Original Link: http://www.forbes.com/feeds/ap/2009/10/07/business-financials-financial-impact-us-anthem-appeal-maine_6977377.html
By CLARKE CANFIELD
Demonstrators on Wednesday backed Maine's insurance superintendent for rejecting a request from the state's largest private health insurer seeking an 18 percent rate hike for its individual insurance plans.
Mila Koffman last spring denied Anthem ( ATH - news - people ) Blue Cross and Blue Shield's proposed rate increase as being excessive. She approved a revised request for a 10.9 percent increase, which provided for a zero percent profit margin.
In response, Anthem filed a complaint in Kennebec County Superior Court in August appealing the denial of the higher rate increase. Anthem said a regulatory decision allowing for no profit was unprecedented, inadequate and fundamentally unfair.
An estimated 100 demonstrators gathered outside the Augusta courthouse on Wednesday to protest Anthem's appeal. Organizers said Anthem is in sound financial health, earning annual profits in Maine of $55 million to $100 million from 2004 to 2008.
"This is a perfect example of the problems with our health care system today. They were granted a 10.9 percent rate increase, and that's not enough for them," said Greg Howard of Change that Works, an organization that supports health insurance reform and helped organize the demonstration.
Anthem, a subsidiary of Indianapolis-based WellPoint ( WLP - news - people ) Inc., submitted a request last winter seeking an average 18 percent rate increase for its four individual health care insurance products, affecting about 12,000 policyholders in Maine. In all, Anthem has 400,000 policyholders in Maine for all its health insurance plans.
The rate increase request reflected the medical risks of doing business in Maine, company officials said. In its suit, the company said Maine has high rates of asthma, heart disease, diabetes and other chronic illnesses, high numbers of smokers and a restrictive regulatory environment.

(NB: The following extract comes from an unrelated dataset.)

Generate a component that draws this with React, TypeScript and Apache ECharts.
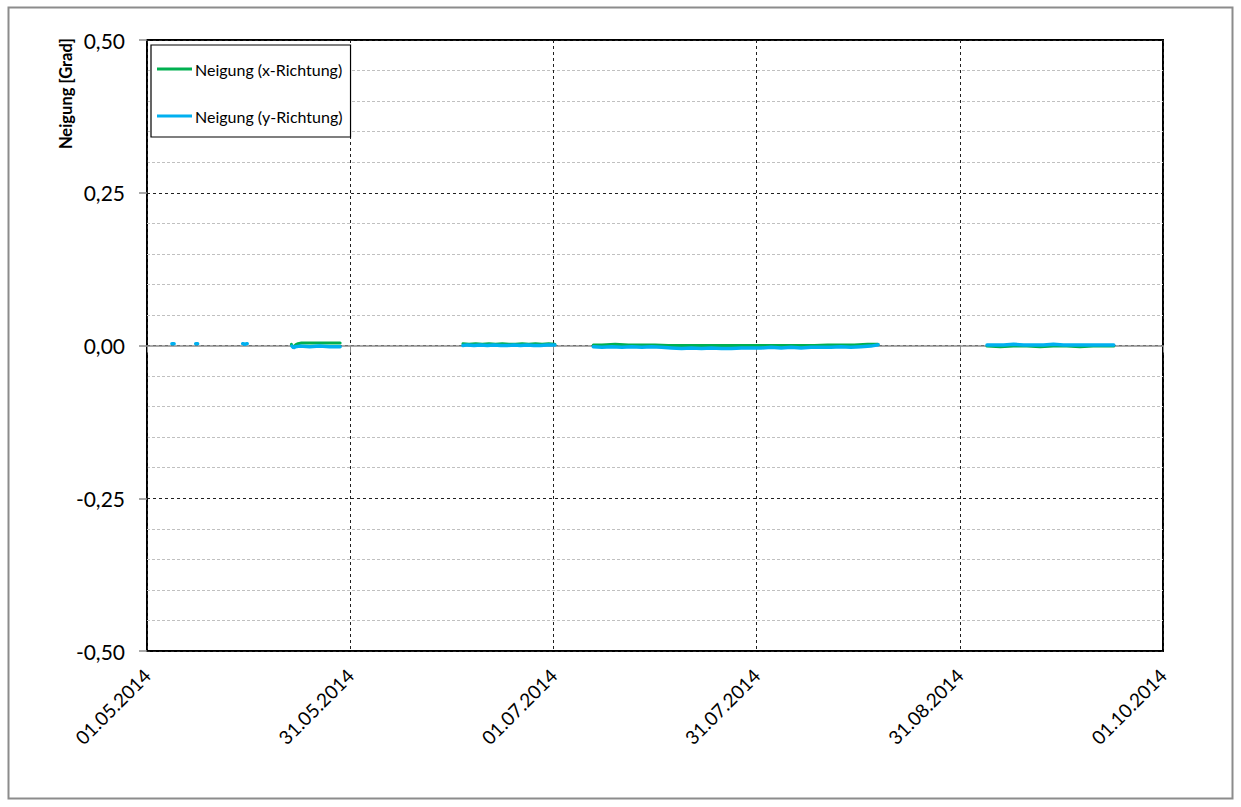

"Unfortunately, the individual market premiums are merely the symptoms of a larger underlying problem in Maine's individual market: rising health care costs," said spokesman Chris Dugan.
In response to Anthem's lawsuit, Attorney General Janet Mills filed a 38-page brief two weeks ago detailing Anthem's revenues, profits and profit margins in Maine. Anthem, she said, can still easily make a profit on the lower rate increase.
In these tough economic times, she said the average individual health plan policyholder pays about $6,000 in premiums each year with deductibles of $7,250.
"They want a guaranteed profit of a certain minimal amount on the backs of ratepayers who are carrying these health insurance plans, mainly small business owners, sole proprietors, restaurant owners, loggers, farmers - the backbone of our economy," Mills said Wednesday.
Oral arguments in the case are expected in November, Mills said.